## What to produce
All of the data that follows should be retyped exactly, please, except the pictures.
[START]
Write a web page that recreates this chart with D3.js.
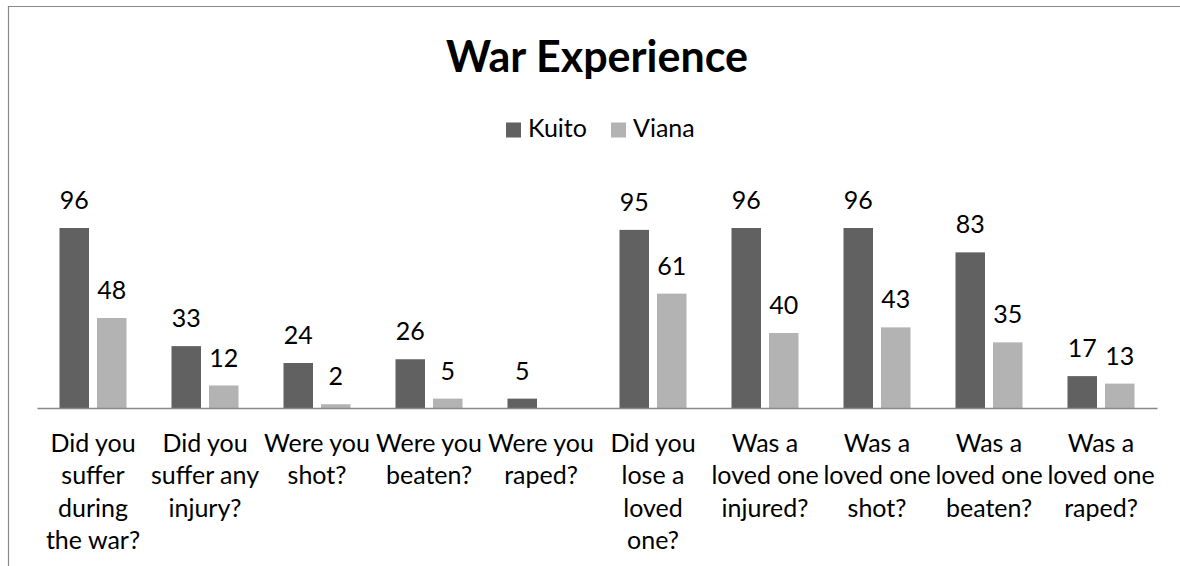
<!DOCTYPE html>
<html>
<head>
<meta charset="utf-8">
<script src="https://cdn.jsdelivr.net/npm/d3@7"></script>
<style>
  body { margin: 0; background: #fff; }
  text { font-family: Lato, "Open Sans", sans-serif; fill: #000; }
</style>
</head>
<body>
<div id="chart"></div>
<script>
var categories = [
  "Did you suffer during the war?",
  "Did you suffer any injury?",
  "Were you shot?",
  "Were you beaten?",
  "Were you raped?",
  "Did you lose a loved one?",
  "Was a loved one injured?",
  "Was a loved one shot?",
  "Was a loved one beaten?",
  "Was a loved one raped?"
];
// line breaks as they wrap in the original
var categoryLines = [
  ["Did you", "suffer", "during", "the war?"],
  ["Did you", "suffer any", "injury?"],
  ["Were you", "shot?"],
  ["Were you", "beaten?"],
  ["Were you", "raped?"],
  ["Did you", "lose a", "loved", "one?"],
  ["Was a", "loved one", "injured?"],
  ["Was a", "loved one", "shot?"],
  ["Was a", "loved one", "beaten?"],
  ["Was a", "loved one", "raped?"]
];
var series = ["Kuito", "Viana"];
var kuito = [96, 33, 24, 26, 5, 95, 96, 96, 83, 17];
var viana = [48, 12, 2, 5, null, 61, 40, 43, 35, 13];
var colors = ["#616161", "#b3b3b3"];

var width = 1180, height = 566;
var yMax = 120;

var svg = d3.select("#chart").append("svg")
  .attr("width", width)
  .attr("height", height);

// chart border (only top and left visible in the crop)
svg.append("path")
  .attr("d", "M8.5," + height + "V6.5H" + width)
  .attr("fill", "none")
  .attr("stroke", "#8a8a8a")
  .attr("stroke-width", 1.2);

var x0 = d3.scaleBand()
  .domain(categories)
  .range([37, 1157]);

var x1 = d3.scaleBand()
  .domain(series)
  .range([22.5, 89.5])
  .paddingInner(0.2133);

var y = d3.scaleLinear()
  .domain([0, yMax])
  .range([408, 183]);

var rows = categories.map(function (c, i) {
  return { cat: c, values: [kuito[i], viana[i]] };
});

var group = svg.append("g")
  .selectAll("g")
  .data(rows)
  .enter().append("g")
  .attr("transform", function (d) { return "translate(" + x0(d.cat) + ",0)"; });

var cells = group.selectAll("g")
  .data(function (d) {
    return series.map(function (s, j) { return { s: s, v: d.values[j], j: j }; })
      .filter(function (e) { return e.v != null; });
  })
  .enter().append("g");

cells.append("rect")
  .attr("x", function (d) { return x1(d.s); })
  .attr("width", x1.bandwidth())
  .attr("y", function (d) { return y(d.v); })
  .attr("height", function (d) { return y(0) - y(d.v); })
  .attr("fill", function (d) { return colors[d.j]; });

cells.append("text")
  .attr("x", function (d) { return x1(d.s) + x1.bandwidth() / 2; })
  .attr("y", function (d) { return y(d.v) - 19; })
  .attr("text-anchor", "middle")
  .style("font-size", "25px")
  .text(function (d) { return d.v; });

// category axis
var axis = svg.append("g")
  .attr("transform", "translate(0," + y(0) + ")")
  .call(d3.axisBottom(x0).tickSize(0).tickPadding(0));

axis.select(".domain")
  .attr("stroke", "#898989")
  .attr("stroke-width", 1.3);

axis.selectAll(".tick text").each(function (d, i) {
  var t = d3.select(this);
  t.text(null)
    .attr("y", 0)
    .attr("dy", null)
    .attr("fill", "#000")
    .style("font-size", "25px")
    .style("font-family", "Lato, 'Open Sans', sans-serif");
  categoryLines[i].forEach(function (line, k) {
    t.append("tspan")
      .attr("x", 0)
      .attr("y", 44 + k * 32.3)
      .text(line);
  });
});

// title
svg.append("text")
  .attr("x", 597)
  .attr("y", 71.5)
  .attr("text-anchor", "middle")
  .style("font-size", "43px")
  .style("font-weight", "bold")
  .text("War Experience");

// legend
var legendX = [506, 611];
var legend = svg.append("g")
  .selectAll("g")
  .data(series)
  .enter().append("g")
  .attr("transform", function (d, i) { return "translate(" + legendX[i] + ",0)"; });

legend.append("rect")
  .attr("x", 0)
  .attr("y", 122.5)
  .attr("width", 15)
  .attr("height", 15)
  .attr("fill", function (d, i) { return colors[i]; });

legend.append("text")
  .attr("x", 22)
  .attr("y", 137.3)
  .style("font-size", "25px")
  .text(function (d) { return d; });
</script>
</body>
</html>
[END]
## Reply to the exercise
Write a web page that recreates this chart with D3.js.
<!DOCTYPE html>
<html>
<head>
<meta charset="utf-8">
<script src="https://cdn.jsdelivr.net/npm/d3@7"></script>
<style>
  body { margin: 0; background: #fff; }
  text { font-family: Lato, "Open Sans", sans-serif; fill: #000; }
</style>
</head>
<body>
<div id="chart"></div>
<script>
var categories = [
  "Did you suffer during the war?",
  "Did you suffer any injury?",
  "Were you shot?",
  "Were you beaten?",
  "Were you raped?",
  "Did you lose a loved one?",
  "Was a loved one injured?",
  "Was a loved one shot?",
  "Was a loved one beaten?",
  "Was a loved one raped?"
];
// line breaks as they wrap in the original
var categoryLines = [
  ["Did you", "suffer", "during", "the war?"],
  ["Did you", "suffer any", "injury?"],
  ["Were you", "shot?"],
  ["Were you", "beaten?"],
  ["Were you", "raped?"],
  ["Did you", "lose a", "loved", "one?"],
  ["Was a", "loved one", "injured?"],
  ["Was a", "loved one", "shot?"],
  ["Was a", "loved one", "beaten?"],
  ["Was a", "loved one", "raped?"]
];
var series = ["Kuito", "Viana"];
var kuito = [96, 33, 24, 26, 5, 95, 96, 96, 83, 17];
var viana = [48, 12, 2, 5, null, 61, 40, 43, 35, 13];
var colors = ["#616161", "#b3b3b3"];

var width = 1180, height = 566;
var yMax = 120;

var svg = d3.select("#chart").append("svg")
  .attr("width", width)
  .attr("height", height);

// chart border (only top and left visible in the crop)
svg.append("path")
  .attr("d", "M8.5," + height + "V6.5H" + width)
  .attr("fill", "none")
  .attr("stroke", "#8a8a8a")
  .attr("stroke-width", 1.2);

var x0 = d3.scaleBand()
  .domain(categories)
  .range([37, 1157]);

var x1 = d3.scaleBand()
  .domain(series)
  .range([22.5, 89.5])
  .paddingInner(0.2133);

var y = d3.scaleLinear()
  .domain([0, yMax])
  .range([408, 183]);

var rows = categories.map(function (c, i) {
  return { cat: c, values: [kuito[i], viana[i]] };
});

var group = svg.append("g")
  .selectAll("g")
  .data(rows)
  .enter().append("g")
  .attr("transform", function (d) { return "translate(" + x0(d.cat) + ",0)"; });

var cells = group.selectAll("g")
  .data(function (d) {
    return series.map(function (s, j) { return { s: s, v: d.values[j], j: j }; })
      .filter(function (e) { return e.v != null; });
  })
  .enter().append("g");

cells.append("rect")
  .attr("x", function (d) { return x1(d.s); })
  .attr("width", x1.bandwidth())
  .attr("y", function (d) { return y(d.v); })
  .attr("height", function (d) { return y(0) - y(d.v); })
  .attr("fill", function (d) { return colors[d.j]; });

cells.append("text")
  .attr("x", function (d) { return x1(d.s) + x1.bandwidth() / 2; })
  .attr("y", function (d) { return y(d.v) - 19; })
  .attr("text-anchor", "middle")
  .style("font-size", "25px")
  .text(function (d) { return d.v; });

// category axis
var axis = svg.append("g")
  .attr("transform", "translate(0," + y(0) + ")")
  .call(d3.axisBottom(x0).tickSize(0).tickPadding(0));

axis.select(".domain")
  .attr("stroke", "#898989")
  .attr("stroke-width", 1.3);

axis.selectAll(".tick text").each(function (d, i) {
  var t = d3.select(this);
  t.text(null)
    .attr("y", 0)
    .attr("dy", null)
    .attr("fill", "#000")
    .style("font-size", "25px")
    .style("font-family", "Lato, 'Open Sans', sans-serif");
  categoryLines[i].forEach(function (line, k) {
    t.append("tspan")
      .attr("x", 0)
      .attr("y", 44 + k * 32.3)
      .text(line);
  });
});

// title
svg.append("text")
  .attr("x", 597)
  .attr("y", 71.5)
  .attr("text-anchor", "middle")
  .style("font-size", "43px")
  .style("font-weight", "bold")
  .text("War Experience");

// legend
var legendX = [506, 611];
var legend = svg.append("g")
  .selectAll("g")
  .data(series)
  .enter().append("g")
  .attr("transform", function (d, i) { return "translate(" + legendX[i] + ",0)"; });

legend.append("rect")
  .attr("x", 0)
  .attr("y", 122.5)
  .attr("width", 15)
  .attr("height", 15)
  .attr("fill", function (d, i) { return colors[i]; });

legend.append("text")
  .attr("x", 22)
  .attr("y", 137.3)
  .style("font-size", "25px")
  .text(function (d) { return d; });
</script>
</body>
</html>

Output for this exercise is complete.